Inequalities and Constraints

Slope and Units

  • Matching units to make slope calculations more intuitive.
  • Mathematically correct representation: down 5 units over 10 units.

Practical Constraints

  • Ice cream scoops: The cap is around 35 scoops because exceeding this might lead to losses.
  • Negative slopes: Represented by using more small scoops, leading to fewer large scoops, especially considering cheese scoops use double the amount.

Adjusting Slope Representation

  • Transforming negative slopes: Example: -\frac{3}{5} can be scaled to -\frac{15}{25}.

Graphing Inequalities

  • Graphing regions: Shading below the blue line for 'less than' and above the red line for 'greater than'.
  • Sweet spot: The area where the colors merge (purple) represents the solution that satisfies both inequalities.

Business Implications

  • Real-world application: Balancing the number of small and large ice cream scoops based on a total of 70 scoops and a target profit of at least $20.
  • If you sell 20 small scoops, you need to sell a certain number of larger ones to make money.
  • Selling only 10 large scoops results in a loss.

Setting Up a Summer Party: Hamburgers and Chicken

  • Cost: Hamburgers at $2 per pound, chicken at $3 per pound.
  • Budget: No more than $30 to spend.
  • Minimum Purchase: At least 3 pounds of hamburgers.
  • What-if Scenario: If only hamburgers are bought, buying at least three pounds

Defining Variables

  • Hamburgers: Independent variable (x-axis).
  • Chicken: Dependent variable (y-axis), its quantity depends on the hamburger purchase.

Formulating Inequalities

  • Money Inequality: 2x + 3y \le 30, where x is pounds of hamburgers and y is pounds of chicken.
  • Pound Inequality: x \ge 3, representing the minimum purchase of hamburgers.
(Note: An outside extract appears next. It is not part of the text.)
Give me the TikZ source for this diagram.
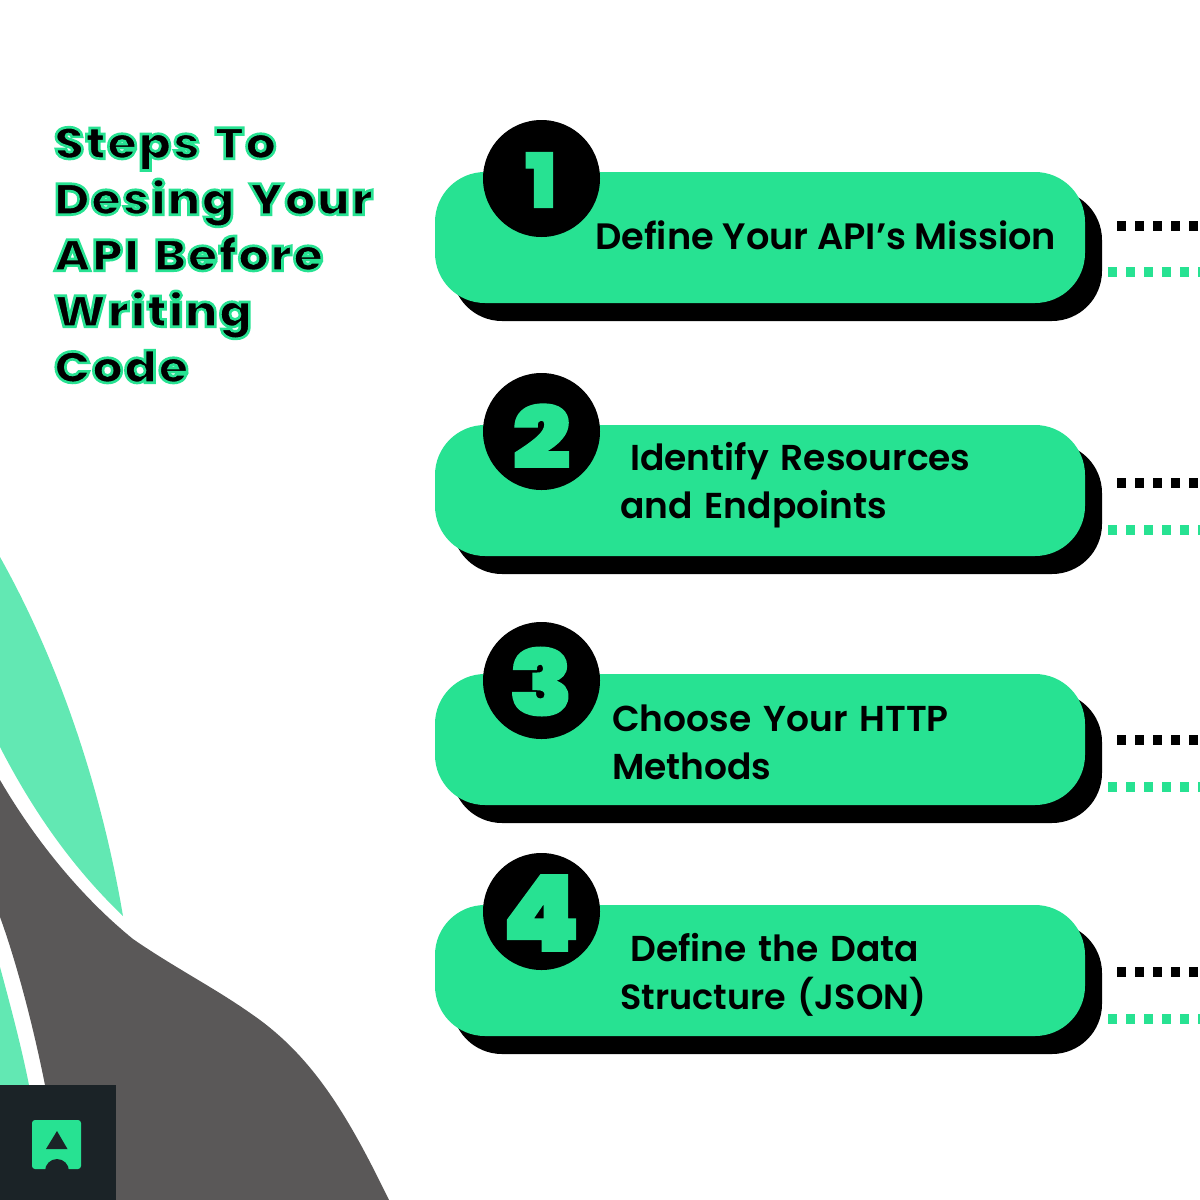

Solving and Simplifying Inequalities

  • Transforming the money inequality: Solving for y to get y \le -\frac{2}{3}x + 10.
  • Determining scale: Assessing the simplified inequality to decide on appropriate units for the graph (e.g., ones).

Graphing the Inequalities

  • First Inequality: Starting at 10 on the y-axis, with a slope of down 2 over 3.
  • Shading: Below the line for 'less than'.
  • Second Inequality: A vertical line at x = 3, shading to the right for 'greater than'.

Analyzing the Graph

  • Maximum Hamburger Meat: Purchasing only hamburger meat, the maximum is 15 pounds.
  • Testing the solution area: Using test points to confirm the correct shaded region.

Interpreting the Results

  • The overlapping region indicates feasible solutions.
  • Example 1: Buying 10 pounds of chicken requires no hamburger meat, which is outside the solution area.